Dans cette affaire, chacun se renvoie la balle. Le maire d’arrondissement, Franz Schulz, du parti des Verts, affirme être opposé au projet de construction immobilier mais avoir été obligé de délivrer un permis de construire, puisque le promoteur est propriétaire du terrain. Il dénonce le manque de vision du Sénat, c’est-à-dire la mairie du Land de Berlin, qui aurait dû racheter dans les années 1990 les terrains au bord de la Spree. Le promoteur immobilier a quant à lui refusé de jouer les boucs émissaires : la percée de vingt-cinq mètres du mur ne bénéficiait en rien à son projet mais était prévu uniquement pour donner un accès au pont piéton. Il s’était déclaré prêt à négocier, voire à abandonner le projet, dont les appartements sont déjà vendus, en échange d’une indemnisation. Enfin, le maire de Berlin, Klaus Wowereit, qui est déjà en difficultés sur plusieurs autres dossiers, est intervenu après trois jours de polémiques et une manifestation organisée au pied levé qui a mobilisé près de 6000 participants.

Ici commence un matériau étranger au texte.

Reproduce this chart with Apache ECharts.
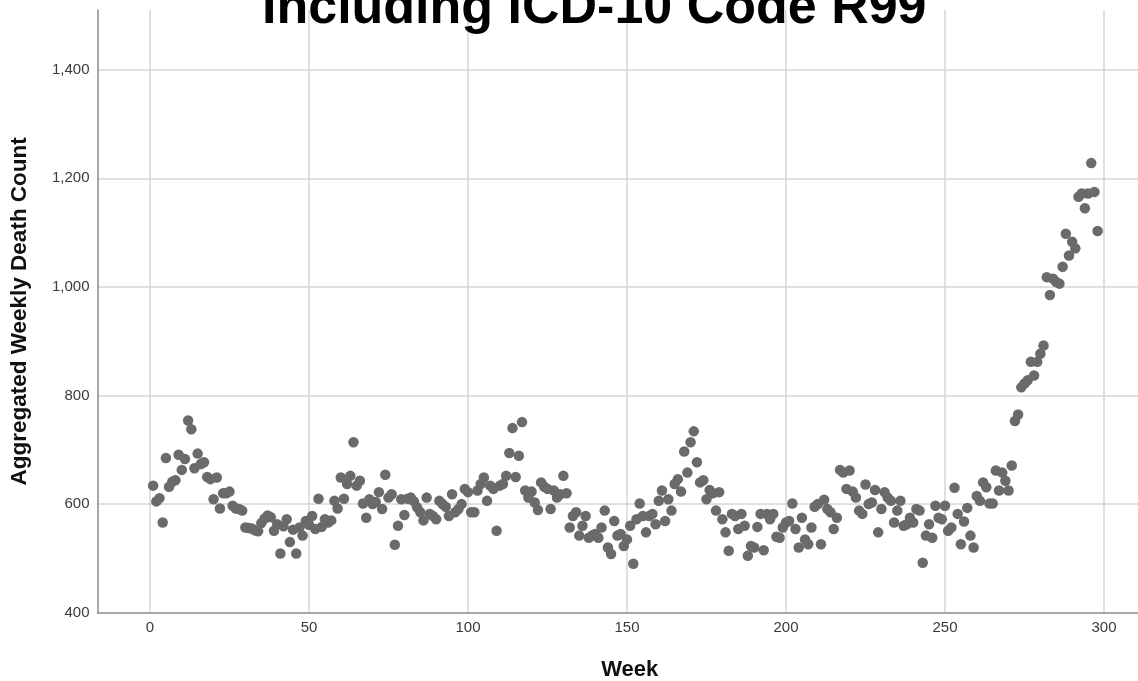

Il a déploré que le maire d’arrondissement ait délivré un permis de construire sans concertation préalable avec le Sénat.

Un compromis semblait avoir été trouvé entre Klaus Wowereit et le promoteur immobilier. Le projet de percement du mur sur vingt-cinq mètres serait abandonné. Toutefois, le programme immobilier pourrait être réalisé comme prévu. Pour permettre un accès à une voie d’urgence jusqu’au bâtiment, un trou déjà existant de 5 mètres dans la East Side Gallery serait agrandi de quelques mètres. Un projet a été présenté en ce sens hier, mercredi 20 mars, à la mairie d’arrondissement. Selon le quotidien Die Welt, le permis de construire a été massivement rejeté.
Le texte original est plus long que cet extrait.